> PROBLEM: Word for word, transcribe the lines below and drop the pictures.
☆ ☆ ☆ ☆
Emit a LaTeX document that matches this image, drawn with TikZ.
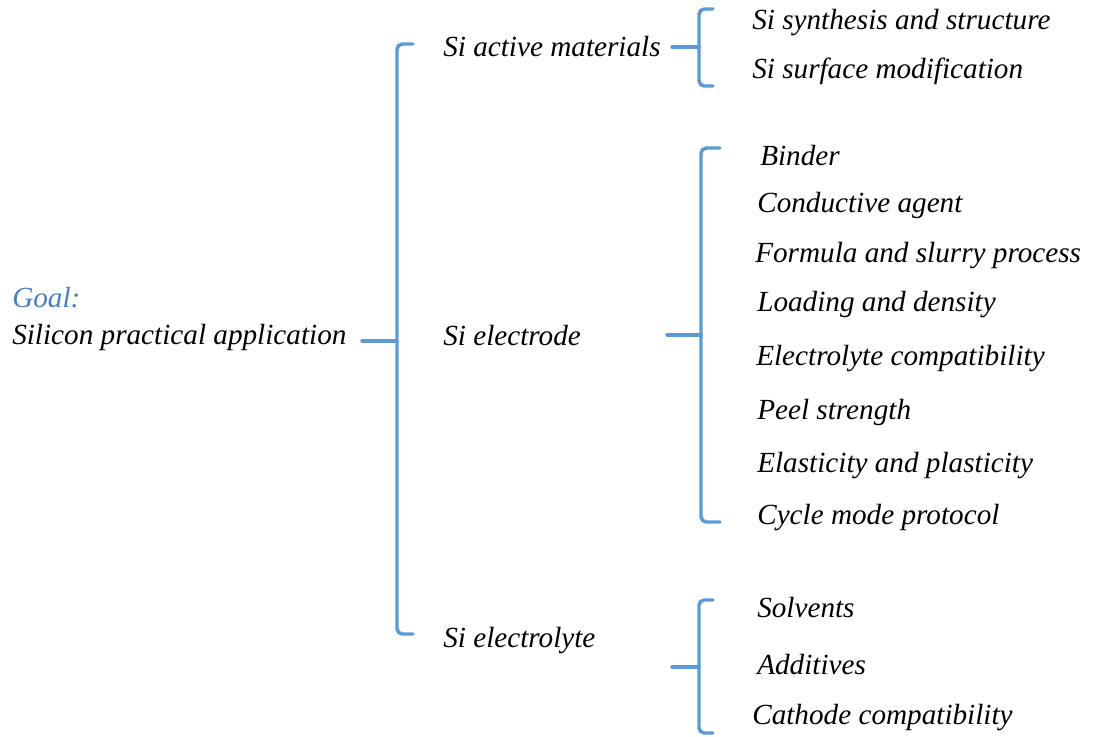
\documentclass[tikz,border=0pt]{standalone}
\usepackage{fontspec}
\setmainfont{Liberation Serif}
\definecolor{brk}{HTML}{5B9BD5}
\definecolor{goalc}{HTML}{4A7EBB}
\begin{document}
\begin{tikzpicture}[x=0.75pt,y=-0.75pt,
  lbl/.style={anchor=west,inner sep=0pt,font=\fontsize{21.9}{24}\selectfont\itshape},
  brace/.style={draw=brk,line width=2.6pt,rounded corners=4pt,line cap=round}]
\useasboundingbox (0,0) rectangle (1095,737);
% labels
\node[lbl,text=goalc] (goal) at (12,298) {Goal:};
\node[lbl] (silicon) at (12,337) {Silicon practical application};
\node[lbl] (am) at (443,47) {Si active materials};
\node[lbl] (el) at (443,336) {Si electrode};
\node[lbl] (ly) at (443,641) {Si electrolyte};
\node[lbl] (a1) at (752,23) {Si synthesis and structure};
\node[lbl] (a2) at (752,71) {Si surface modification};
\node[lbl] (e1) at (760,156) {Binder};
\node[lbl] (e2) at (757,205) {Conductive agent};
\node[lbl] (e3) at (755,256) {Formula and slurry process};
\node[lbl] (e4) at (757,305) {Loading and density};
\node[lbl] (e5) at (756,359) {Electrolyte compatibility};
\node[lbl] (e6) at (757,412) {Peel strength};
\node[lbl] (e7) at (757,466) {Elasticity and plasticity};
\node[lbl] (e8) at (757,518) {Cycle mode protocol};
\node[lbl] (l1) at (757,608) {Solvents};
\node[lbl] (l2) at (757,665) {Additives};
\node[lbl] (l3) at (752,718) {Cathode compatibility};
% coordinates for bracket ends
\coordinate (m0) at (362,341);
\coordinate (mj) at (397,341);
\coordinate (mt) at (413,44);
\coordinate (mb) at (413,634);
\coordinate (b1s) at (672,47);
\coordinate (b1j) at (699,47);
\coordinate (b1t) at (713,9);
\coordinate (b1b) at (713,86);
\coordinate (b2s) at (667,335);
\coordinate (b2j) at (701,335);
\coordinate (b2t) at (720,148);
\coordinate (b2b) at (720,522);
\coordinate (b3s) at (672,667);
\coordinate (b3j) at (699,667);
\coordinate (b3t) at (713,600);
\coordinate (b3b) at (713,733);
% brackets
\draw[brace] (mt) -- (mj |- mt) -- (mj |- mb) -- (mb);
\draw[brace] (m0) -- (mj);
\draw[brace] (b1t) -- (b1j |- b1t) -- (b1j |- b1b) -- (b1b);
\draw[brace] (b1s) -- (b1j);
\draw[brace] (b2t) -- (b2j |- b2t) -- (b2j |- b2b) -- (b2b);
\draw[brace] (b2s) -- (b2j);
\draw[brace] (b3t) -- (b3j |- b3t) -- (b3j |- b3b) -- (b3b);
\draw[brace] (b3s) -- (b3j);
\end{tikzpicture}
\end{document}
☆ ☆ ☆ ☆
> RESPONSE TO THE EXERCISE:
Emit a LaTeX document that matches this image, drawn with TikZ.
\documentclass[tikz,border=0pt]{standalone}
\usepackage{fontspec}
\setmainfont{Liberation Serif}
\definecolor{brk}{HTML}{5B9BD5}
\definecolor{goalc}{HTML}{4A7EBB}
\begin{document}
\begin{tikzpicture}[x=0.75pt,y=-0.75pt,
  lbl/.style={anchor=west,inner sep=0pt,font=\fontsize{21.9}{24}\selectfont\itshape},
  brace/.style={draw=brk,line width=2.6pt,rounded corners=4pt,line cap=round}]
\useasboundingbox (0,0) rectangle (1095,737);
% labels
\node[lbl,text=goalc] (goal) at (12,298) {Goal:};
\node[lbl] (silicon) at (12,337) {Silicon practical application};
\node[lbl] (am) at (443,47) {Si active materials};
\node[lbl] (el) at (443,336) {Si electrode};
\node[lbl] (ly) at (443,641) {Si electrolyte};
\node[lbl] (a1) at (752,23) {Si synthesis and structure};
\node[lbl] (a2) at (752,71) {Si surface modification};
\node[lbl] (e1) at (760,156) {Binder};
\node[lbl] (e2) at (757,205) {Conductive agent};
\node[lbl] (e3) at (755,256) {Formula and slurry process};
\node[lbl] (e4) at (757,305) {Loading and density};
\node[lbl] (e5) at (756,359) {Electrolyte compatibility};
\node[lbl] (e6) at (757,412) {Peel strength};
\node[lbl] (e7) at (757,466) {Elasticity and plasticity};
\node[lbl] (e8) at (757,518) {Cycle mode protocol};
\node[lbl] (l1) at (757,608) {Solvents};
\node[lbl] (l2) at (757,665) {Additives};
\node[lbl] (l3) at (752,718) {Cathode compatibility};
% coordinates for bracket ends
\coordinate (m0) at (362,341);
\coordinate (mj) at (397,341);
\coordinate (mt) at (413,44);
\coordinate (mb) at (413,634);
\coordinate (b1s) at (672,47);
\coordinate (b1j) at (699,47);
\coordinate (b1t) at (713,9);
\coordinate (b1b) at (713,86);
\coordinate (b2s) at (667,335);
\coordinate (b2j) at (701,335);
\coordinate (b2t) at (720,148);
\coordinate (b2b) at (720,522);
\coordinate (b3s) at (672,667);
\coordinate (b3j) at (699,667);
\coordinate (b3t) at (713,600);
\coordinate (b3b) at (713,733);
% brackets
\draw[brace] (mt) -- (mj |- mt) -- (mj |- mb) -- (mb);
\draw[brace] (m0) -- (mj);
\draw[brace] (b1t) -- (b1j |- b1t) -- (b1j |- b1b) -- (b1b);
\draw[brace] (b1s) -- (b1j);
\draw[brace] (b2t) -- (b2j |- b2t) -- (b2j |- b2b) -- (b2b);
\draw[brace] (b2s) -- (b2j);
\draw[brace] (b3t) -- (b3j |- b3t) -- (b3j |- b3b) -- (b3b);
\draw[brace] (b3s) -- (b3j);
\end{tikzpicture}
\end{document}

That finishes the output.